I repeat my recommendation to use the facilities defined in the
standard. If CPU time can be precisely defined and measured on a system,
and the vendor's implementation of the CPU_TIME intrinsic doesn't get
it, then I suggest submitting a bug report to the vendor. If you can get
something adequate in some other way, then there is no reason the
compiler vendor couldn't do the same.

> Apparently other compilers also have etime, but with varying definitions
> of what is being measured.

So you get no guarantees with etime either, and it is not available at
all on some compilers. Back to my prior post, I'll claim that

"I head somewhere that some implementations of CPU_TIME might not do
what I want, so I'll use the nonstandard etime, which also might not do
what I want and which isn't available at all in some places"
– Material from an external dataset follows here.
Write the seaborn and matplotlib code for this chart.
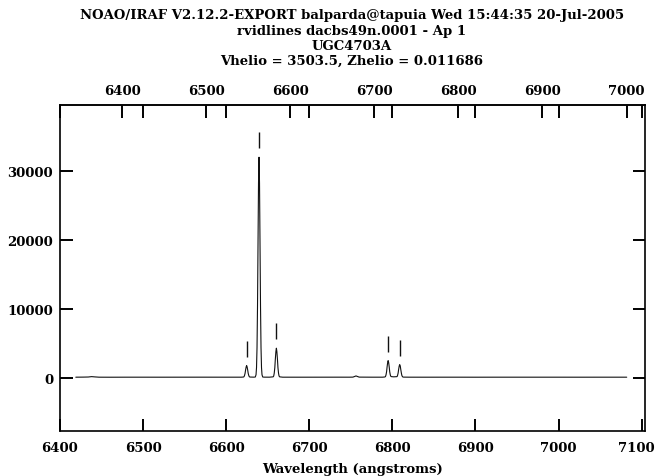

doesn't fit my criterion for a good specific reason not to use CPU_TIME.

--
Richard Maine | Good judgment comes from experience;
email: last name at domain . net | experience comes from bad judgment.
domain: summertriangle | -- Mark Twain
From: aerogeek on
On Mar 10, 11:00 pm, glen herrmannsfeldt <g...(a)ugcs.caltech.edu>
wrote:
> Dave Allured <nos...(a)nospom.com> wrote:
>
> (snip)
>
> > My reading of the F95 standard for cpu_time is (1) it probably returns
> > values related to real time, i.e. wall clock; and (2) the definition is
> > so vague that you can't be sure what is really being measured.  Arjan is
> > seeking a measure of process time, not elapsed time or real time; so
> > cpu_time is not adequate, especially on a busy computer.  By "process
> > time" I mean processor time spent in the user's actual code, not in
> > unrelated code on a multiprocessing system.  This is a very reasonable
> > request.
> > You might look at the nonstandard etime function in gfortran.  It
> > advertizes to return time in two components, "user time" and "system
> > time", neither term defined.  If you are lucky then "user time" may have
> > some relationship to process time on your system.
>
> Unix based systems keep track of "user time" and "system time," as
> well as I know it "user time" is execution of your code, "system time"
> is system code processing your requests.
>
> I first understood this running metafont on a Sun 4/110.  The early
> SPARC processors didn't have a MULTIPLY instruction, but instead
> instructions that could be combined to generate a product.  
> It seems that SunOS did multiply through a system call, such that
> it counted as "system time."  Normally it should be mostly I/O
> related CPU usage.   I believe it doesn't count time (even CPU time)
> spent swapping virtual storage around, but I am not sure about that.
>
> I usually just add user and system time together.
>
> -- glen

In my previous assignment, in windows environment, i used Vtune
Performace Analyzer by intel extensibly to identify hotspots in my
fortran application. That time it was also available as evaluation
version.

From: Tim Prince on
On 3/9/2010 11:32 AM, Gordon Sande wrote:

> Real time is usually understood to be wall clock as given by
> "date_and_time".
> There is also "system_clock" which gives the processor clock in
> processor units
> but is still a real time clock. Both part of F90.
>
>
system_clock became more useful when certain compilers implemented the
f2003 requirement to support larger than default integers, and took
advantage of it to return full system clock resolution (typically
microseconds) without incurring early wrap-around to negative numbers.
I believe gfortran made this change in recent 4.5 updates.